Your gear also calls for a tactical approach. Stronger weapons, armor, and items have either minor or major power tokens. As you level up, you gain more power tokens for equipping gear. The tactics come in how you use these — you may have three power tokens, but you might have four weapons (one requiring two and the others needing one) that you want to use. And you might want to wear a helmet and shield that cost a token apiece to equip as well. But you can’t take it all into battle. I spent an ungodly amount of time experimenting with different loadouts because of this.
Classic style
I adore the module covers of classic D&D. They have an iconic, if now cheesy style, and each part of Card Hunter’s campaign starts with a similar cover.
The character, item, enemy, and even map art captures the tabletop vibe. Each character looks like a cardboard cutout you might get from a 1980s game (picture Games Workshop’s Talisman). Dice and even the odd cheese puff or two sit around each map.

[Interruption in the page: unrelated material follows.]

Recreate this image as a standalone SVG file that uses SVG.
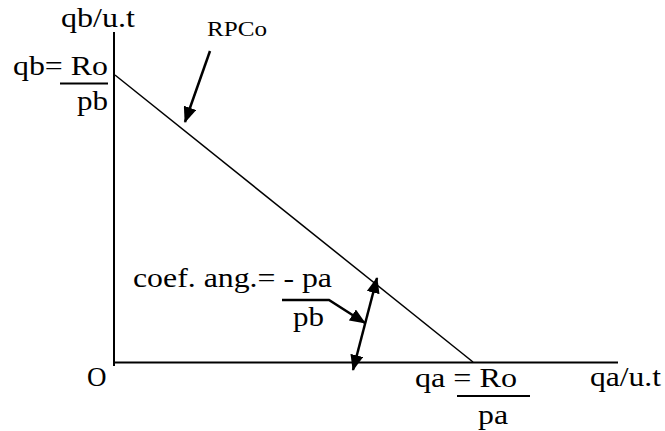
<svg xmlns="http://www.w3.org/2000/svg" width="665" height="431" viewBox="0 0 665 431">
<style>
text{font-family:"Liberation Serif","Times New Roman",serif;font-size:27px;fill:#000}
.sm{font-size:21px}
.ln{stroke:#000;stroke-width:2;fill:none}
.thin{stroke:#000;stroke-width:1.5;fill:none}
.arr{stroke:#000;stroke-width:2.5;fill:none}
</style>
<defs>
<marker id="ah" markerUnits="userSpaceOnUse" markerWidth="16" markerHeight="13" refX="15" refY="6.5" orient="auto-start-reverse" viewBox="0 0 16 13">
<path d="M0,0 L16,6.5 L0,13 z" fill="#000"/>
</marker>
</defs>
<g id="axes">
<line class="ln" x1="114" y1="32" x2="114" y2="366"/>
<line class="ln" x1="113" y1="362.5" x2="618" y2="362.5"/>
<text x="61" y="27" textLength="74" lengthAdjust="spacingAndGlyphs">qb/u.t</text>
<text x="590" y="386" textLength="71" lengthAdjust="spacingAndGlyphs">qa/u.t</text>
<text x="87" y="386">O</text>
</g>
<g id="rpco-line">
<line class="thin" x1="115" y1="75" x2="473" y2="362"/>
</g>
<g id="label-rpco">
<text class="sm" x="207" y="36" textLength="60" lengthAdjust="spacingAndGlyphs">RPCo</text>
</g>
<g id="label-qb">
<text x="13" y="75" textLength="95" lengthAdjust="spacingAndGlyphs">qb= Ro</text>
<line class="ln" x1="60" y1="83.5" x2="108" y2="83.5"/>
<text x="77" y="110" textLength="31" lengthAdjust="spacingAndGlyphs">pb</text>
</g>
<g id="label-qa">
<text x="415" y="387" textLength="102" lengthAdjust="spacingAndGlyphs">qa = Ro</text>
<line class="ln" x1="457" y1="396" x2="530" y2="396"/>
<text x="478" y="424" textLength="30" lengthAdjust="spacingAndGlyphs">pa</text>
</g>
<g id="label-coef">
<text x="133" y="287" textLength="199" lengthAdjust="spacingAndGlyphs">coef. ang.= - pa</text>
<text x="293" y="326" textLength="31" lengthAdjust="spacingAndGlyphs">pb</text>
</g>
<g id="connectors">
<line class="arr" x1="210" y1="51" x2="185" y2="122" marker-end="url(#ah)"/>
<polyline class="arr" points="282,300 329,300 365,323" marker-end="url(#ah)"/>
<line class="arr" x1="353" y1="370" x2="377" y2="278" marker-start="url(#ah)" marker-end="url(#ah)"/>
</g>
</svg>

This is where Card Hunter is at its best: capturing the atmosphere of D&D co-creator Gary Gygax’s dungeon crawls. While you could role-play, the best of the old D&D modules all emphasize finding a dungeon, killing everything inside it, and gathering the loot.
Satisfying multiplayer
Card Hunter is the most enjoyable multiplayer game I’ve ever played.
You enter an arena against another player or the A.I. Each map has control points that you may capture to earn the victory (you may also win by slaughtering your foe). Some have one point, and others have three or four. Each arena has terrain that you must account for, and you’re on a timer — should it expire, whoever’s leading wins. Victories are important for more than your rank — each day, wins move you up a ladder for rewards that consist of choice gear.
At least during my time in multiplayer, I found the community to be a peach. I played dozens of matches, and I had just one not-so-bad run-in with another competitor — they were only asking that I play faster. Frequently, folk wished me luck at the start of matches. I hope this community spirit doesn’t change once Card Hunter launches.
The one bad thing about multiplayer before launch is that you can’t friend other players, just block them.
What you won’t like
It’s free-to-play, but it really isn’t a free ride
Card Hunter is free-to-play, but I hit a point at which I spent money to get better gear to overcome one module — and this was after trying to acquire better items in multiplayer. I received a similar amount of in-game pizza currency from Blue Manchu as you would get from its Basic Edition pack (which costs $25). I purchased the special Treasure Hunt modules and joined The Card Hunter Club (both require pizza), which bags you an extra item when you collect loot after each victory.
Blue Manchu says that its debut game isn’t “play to win,” and maybe if I had spent more time grinding through the multiplayer ladder, I could’ve found better items to help me take down that troublesome module. But I found Card Hunter to be more enjoyable after I’d spent some pizza.
Some of the humor fails
Writing jokes is hard. Blue Manchu’s humor succeeds more often than it fails (such as using pizza as in-game currency or spouting the line, “You have at last defeated the Dark Lord of Condescension”). But when it goes south, the comedy tries too hard to riff off geek culture.
And I did not care for how at one point, a woman who delivers pizza from “Papa Manchu” loses her job because she’s playing Card Hunter with you. That part of the joke is fine, but the guy she’s playing with makes such a big deal about her being a girl. It’s 2013; we shouldn’t find it remarkable that a women wants to play a nerd game.
Conclusion
At first, I thought Card Hunter was fun but unremarkable. As I dived into it further, learned more about how things interact, and examined the tactics, I found one of my favorite games of 2013. I find the choices for how you equip your characters and how you compete in multiplayer to have long-lasting enjoyment, and I can’t wait until more people are playing and begin sharing player-generated levels.
And it’s even more remarkable that all of this exists in a browser-based game.
Score: 90/100
Card Hunter is a browser-based game that runs on PCs (Windows and Linux) and Macs that comes out Sept. 12. Publisher Blue Manchu provided beta-test access and $25 of in-game currency for the purpose of this review.